Monday’s storm also brought two other significant issues to Alexandria: downed trees and power and internet outages. The Department of Recreation, Parks and Cultural Activities reported more than 150 locations around the city with tree-related issues, and as of 2 p.m. on Tuesday – a day after the snow stopped falling – 1,384 Dominion Energy customers were still without power.
Councilor John Chapman said he received a number of reports from residents who had previously spoken with the city’s arborist about removing a tree near their house and been told the tree was healthy enough to remain in place – only for the very same tree to fall during the storm. He aims to have the arborist come before council at an upcoming council meeting to discuss the matter.
“If a resident is putting us on notice that a tree is unhealthy and needs to be taken down, we need to take that seriously,” Chapman said.
With the city continuing its work through the week – and the potential for more snow events on Thursday night and over the weekend – residents do have some resources to help monitor the city’s snowstorm recovery efforts. Snow Report, which is available at https://apps.alexandriava. gov/SnowReport, is a map the city updates to track which roads have been treated, made passable or cleared.
According to Lambert, T&ES staff make real time updates to the map as they communicate with their teams out on the city’s streets.

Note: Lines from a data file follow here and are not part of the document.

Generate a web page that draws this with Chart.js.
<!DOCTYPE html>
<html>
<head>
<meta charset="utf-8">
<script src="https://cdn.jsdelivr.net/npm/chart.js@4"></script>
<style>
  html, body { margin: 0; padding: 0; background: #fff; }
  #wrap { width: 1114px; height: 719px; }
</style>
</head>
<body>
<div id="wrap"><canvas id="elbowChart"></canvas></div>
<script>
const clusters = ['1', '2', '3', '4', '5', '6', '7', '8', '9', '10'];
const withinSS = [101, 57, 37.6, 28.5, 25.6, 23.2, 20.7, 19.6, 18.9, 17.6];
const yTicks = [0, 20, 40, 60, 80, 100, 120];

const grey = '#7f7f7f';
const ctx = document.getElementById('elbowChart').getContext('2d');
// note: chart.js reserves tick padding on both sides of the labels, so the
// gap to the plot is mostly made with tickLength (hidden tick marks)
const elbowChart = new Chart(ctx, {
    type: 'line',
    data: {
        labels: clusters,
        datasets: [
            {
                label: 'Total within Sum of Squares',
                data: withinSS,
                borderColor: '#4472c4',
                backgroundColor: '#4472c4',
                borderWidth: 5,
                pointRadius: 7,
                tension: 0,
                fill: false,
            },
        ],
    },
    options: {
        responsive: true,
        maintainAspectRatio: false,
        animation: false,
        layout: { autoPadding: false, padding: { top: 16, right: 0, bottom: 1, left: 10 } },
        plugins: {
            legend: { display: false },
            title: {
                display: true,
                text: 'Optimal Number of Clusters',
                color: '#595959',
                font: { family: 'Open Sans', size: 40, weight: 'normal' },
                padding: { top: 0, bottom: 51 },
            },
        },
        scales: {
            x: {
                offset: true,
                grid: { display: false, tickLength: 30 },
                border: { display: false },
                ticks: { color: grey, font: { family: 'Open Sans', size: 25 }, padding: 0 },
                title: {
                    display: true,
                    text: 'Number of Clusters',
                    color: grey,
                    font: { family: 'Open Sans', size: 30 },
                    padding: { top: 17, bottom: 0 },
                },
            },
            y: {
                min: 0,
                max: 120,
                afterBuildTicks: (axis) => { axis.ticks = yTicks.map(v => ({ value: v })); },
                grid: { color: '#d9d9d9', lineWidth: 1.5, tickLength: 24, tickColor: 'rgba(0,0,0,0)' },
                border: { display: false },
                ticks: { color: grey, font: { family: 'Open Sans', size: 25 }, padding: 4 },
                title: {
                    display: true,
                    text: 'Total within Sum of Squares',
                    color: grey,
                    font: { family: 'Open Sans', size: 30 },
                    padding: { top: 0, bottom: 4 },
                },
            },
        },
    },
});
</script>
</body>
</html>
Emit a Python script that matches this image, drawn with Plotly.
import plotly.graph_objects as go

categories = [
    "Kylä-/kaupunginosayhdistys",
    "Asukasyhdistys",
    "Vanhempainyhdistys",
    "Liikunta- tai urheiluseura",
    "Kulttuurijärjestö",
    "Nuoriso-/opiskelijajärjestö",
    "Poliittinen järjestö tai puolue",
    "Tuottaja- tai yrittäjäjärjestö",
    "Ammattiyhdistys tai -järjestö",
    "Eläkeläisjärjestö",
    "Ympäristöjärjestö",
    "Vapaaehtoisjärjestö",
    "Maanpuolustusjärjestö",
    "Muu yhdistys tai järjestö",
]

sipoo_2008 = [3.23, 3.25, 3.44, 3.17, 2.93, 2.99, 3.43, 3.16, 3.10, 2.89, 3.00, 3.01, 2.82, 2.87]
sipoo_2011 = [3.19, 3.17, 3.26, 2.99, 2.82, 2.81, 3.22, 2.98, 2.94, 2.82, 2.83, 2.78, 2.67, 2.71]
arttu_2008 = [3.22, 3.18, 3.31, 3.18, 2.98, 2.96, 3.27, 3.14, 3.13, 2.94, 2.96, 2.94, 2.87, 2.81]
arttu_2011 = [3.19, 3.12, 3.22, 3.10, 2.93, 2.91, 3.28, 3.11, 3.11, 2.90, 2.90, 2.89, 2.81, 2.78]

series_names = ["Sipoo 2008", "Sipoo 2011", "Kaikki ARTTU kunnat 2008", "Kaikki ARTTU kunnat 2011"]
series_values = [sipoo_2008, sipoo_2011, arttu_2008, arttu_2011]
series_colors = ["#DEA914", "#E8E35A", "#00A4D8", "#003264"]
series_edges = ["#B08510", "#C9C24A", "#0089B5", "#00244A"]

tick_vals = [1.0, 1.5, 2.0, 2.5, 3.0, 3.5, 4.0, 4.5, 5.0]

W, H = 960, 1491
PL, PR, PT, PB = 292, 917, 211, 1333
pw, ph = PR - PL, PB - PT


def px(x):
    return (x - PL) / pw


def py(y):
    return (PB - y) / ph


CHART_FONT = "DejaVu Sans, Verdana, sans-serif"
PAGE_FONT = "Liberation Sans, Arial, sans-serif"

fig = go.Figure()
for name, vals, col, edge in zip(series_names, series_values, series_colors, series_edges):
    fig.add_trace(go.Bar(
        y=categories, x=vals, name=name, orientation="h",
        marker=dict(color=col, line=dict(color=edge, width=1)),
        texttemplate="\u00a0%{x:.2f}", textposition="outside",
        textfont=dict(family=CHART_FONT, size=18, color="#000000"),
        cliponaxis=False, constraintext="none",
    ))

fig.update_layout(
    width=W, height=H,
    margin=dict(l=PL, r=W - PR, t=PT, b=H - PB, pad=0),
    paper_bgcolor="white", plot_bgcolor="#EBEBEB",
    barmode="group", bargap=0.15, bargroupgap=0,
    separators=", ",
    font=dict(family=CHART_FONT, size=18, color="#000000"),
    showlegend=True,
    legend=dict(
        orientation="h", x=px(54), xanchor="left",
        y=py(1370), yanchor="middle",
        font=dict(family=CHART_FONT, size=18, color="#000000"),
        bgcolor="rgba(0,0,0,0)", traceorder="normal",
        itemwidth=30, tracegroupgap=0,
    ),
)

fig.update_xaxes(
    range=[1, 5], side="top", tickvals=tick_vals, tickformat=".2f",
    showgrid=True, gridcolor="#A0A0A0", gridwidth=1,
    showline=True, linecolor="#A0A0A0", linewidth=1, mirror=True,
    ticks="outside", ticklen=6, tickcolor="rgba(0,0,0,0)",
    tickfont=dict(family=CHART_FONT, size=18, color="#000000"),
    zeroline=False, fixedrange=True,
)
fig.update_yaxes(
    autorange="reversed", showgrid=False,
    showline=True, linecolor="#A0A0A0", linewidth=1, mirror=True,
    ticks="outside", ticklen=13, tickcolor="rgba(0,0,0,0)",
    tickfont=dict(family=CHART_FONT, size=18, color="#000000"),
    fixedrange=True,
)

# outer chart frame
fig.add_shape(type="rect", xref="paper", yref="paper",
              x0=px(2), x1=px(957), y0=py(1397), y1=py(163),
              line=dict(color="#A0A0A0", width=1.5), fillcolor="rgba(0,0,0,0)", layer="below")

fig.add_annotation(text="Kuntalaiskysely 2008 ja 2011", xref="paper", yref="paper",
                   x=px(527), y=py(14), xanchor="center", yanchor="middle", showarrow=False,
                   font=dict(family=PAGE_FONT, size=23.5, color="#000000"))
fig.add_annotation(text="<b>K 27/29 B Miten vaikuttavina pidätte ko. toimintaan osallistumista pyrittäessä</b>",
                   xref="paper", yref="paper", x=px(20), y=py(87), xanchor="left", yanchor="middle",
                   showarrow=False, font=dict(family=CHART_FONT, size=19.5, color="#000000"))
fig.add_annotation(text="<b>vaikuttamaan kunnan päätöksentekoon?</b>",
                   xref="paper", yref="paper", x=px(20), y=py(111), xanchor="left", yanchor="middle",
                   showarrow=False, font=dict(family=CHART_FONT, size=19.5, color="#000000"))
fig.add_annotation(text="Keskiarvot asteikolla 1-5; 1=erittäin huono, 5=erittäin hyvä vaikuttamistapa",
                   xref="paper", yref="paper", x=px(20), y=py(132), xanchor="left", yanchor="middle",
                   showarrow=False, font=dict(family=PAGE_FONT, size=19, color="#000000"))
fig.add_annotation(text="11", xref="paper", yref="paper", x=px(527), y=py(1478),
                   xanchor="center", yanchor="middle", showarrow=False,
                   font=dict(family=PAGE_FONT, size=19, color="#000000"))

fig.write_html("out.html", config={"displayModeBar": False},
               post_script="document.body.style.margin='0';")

Residents are also able to search their address to find the current status of their street and request service as long as their street is in the right priority.
“The way the system works is you can make a request for city snow clearing services once we have accomplished our priorities but not before,” Lambert said. “Residents can’t summon plows to do residential streets because if we haven’t actually finished our primary and secondary streets, we’re not actually working on residential streets yet.”
Chapman said that although the city has improved its communication tools since he was sworn into City Council in 2013, he still hopes to add GPS trackers to plow trucks so that residents can see in real time what areas of the city are being covered.
“I think that’s even more important because you have individuals who either feel the need or their employers feel the need for them to be out in extreme weather,” Chapman said. “Being able to provide them a sense of what’s available and what’s not will help them traverse where they need to go.”
Meteorologists are projecting a chance for more snow on Thursday night.